# German Wirehair Stud Servie



## t_boneking (May 22, 2014)

I have a four year old female wirehair that I am looking to breed. She is AKC and NAVHDA registered. She has a great nose and will hold point forever. She has a great temperament and is good with kids. She is a great retriever on both land and water. She was easy to train on one of the best bird dogs I have ever hunted over. If anyone know of a papered male that would be available for stud service please let me know. 
I have attached some pictures of her as well.


----------



## Rockhopper (Jun 1, 2009)

I'm not vouching for them, but I've been interested in the breed for awhile and have recently seen several breeders on KSL claiming to have great dogs for breeding purposes. They all claim great lineage and papers and all the other stuff. It might be worth checking out.

We lost a dog due to old age back in October and are finally ready to get our next family member. a german wirehair might just be the next one.


----------



## MuscleWhitefish (Jan 13, 2015)

t_boneking said:


> I have a four year old female wirehair that I am looking to breed. She is AKC and NAVDAH registered. She has a great nose and will hold point forever. She has a great temperament and is good with kids. She is a great retriever on both land and water. She was easy to train on one of the best bird dogs I have ever hunted over. If anyone know of a papered male that would be available for stud service please let me know.
> I have attached some pictures of her as well.

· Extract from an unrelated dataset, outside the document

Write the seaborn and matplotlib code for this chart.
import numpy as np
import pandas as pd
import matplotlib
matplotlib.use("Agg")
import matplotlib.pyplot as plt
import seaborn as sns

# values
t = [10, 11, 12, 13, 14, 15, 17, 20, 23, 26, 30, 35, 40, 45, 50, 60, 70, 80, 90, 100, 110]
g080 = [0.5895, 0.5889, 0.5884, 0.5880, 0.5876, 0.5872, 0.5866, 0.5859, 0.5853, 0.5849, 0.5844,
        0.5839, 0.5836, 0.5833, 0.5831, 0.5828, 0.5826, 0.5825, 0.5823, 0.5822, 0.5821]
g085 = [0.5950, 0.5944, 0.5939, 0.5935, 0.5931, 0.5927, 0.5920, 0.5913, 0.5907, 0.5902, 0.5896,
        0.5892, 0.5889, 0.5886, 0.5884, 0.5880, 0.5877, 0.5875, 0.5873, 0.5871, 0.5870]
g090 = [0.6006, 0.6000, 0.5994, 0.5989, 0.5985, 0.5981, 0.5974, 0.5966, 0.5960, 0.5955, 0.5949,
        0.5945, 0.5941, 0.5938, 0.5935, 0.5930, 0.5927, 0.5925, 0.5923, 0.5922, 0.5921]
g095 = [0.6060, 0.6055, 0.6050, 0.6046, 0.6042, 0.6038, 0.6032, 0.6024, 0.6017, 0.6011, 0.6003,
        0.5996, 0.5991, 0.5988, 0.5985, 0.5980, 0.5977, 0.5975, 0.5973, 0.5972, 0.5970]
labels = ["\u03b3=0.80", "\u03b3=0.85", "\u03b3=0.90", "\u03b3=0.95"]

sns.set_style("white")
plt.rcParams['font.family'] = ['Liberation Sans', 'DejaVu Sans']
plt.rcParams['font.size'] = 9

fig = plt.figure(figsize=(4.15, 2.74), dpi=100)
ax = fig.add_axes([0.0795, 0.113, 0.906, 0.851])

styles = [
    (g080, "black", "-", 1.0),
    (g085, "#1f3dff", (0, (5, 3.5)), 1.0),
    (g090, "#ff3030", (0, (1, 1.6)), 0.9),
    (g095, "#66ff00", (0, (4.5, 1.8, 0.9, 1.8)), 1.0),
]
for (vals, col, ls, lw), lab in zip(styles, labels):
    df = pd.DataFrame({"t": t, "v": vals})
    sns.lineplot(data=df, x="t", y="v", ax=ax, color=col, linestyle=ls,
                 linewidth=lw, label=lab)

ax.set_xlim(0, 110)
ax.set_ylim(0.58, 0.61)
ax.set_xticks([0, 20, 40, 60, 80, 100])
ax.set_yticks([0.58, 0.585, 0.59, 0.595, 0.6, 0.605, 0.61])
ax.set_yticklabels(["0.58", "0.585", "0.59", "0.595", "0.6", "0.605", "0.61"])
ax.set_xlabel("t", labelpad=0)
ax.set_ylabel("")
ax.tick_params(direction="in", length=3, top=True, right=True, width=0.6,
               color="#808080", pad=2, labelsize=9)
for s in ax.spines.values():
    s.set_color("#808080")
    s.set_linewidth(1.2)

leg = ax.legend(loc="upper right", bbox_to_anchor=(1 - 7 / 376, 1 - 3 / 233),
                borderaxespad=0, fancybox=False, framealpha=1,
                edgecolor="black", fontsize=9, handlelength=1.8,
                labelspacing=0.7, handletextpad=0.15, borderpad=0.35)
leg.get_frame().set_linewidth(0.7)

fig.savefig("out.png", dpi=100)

I do have a papered male, but he is a little young. (11 Months)

There are a couple of kennels in Idaho that may stud out their dog.

I would check this out to see if there are any breeders that will stud out a dog.

http://www.gundogbreeders.com/breeders-by-breed/german-wirehaired-pointer/


----------



## gdog (Sep 13, 2007)

How did she do in her Natural Ability and Utility test?


----------



## t_boneking (May 22, 2014)

I tested her at a young age for her natural ability test and she did not pass. I'm guessing it had more to do with it being my first time training a dog for a test like that. I did not know what I was doing and it reflected in her score. And I have not done anymore NAVHDA testing with her. I knew I had a good dog that could find, point, and retrieve birds and that is all I really wanted. I now realize that the lack of additional NAVHDA testing may hurt my chance of getting a good stud dog.


----------



## Ali-MAc (Jul 12, 2013)

Join the local Utah NAVHDA chapter, we have training days most saturdays through spring including tomorrow

A good number of GWP owners and a couple of breeders

https://www.facebook.com/groups/1422994137947622/


----------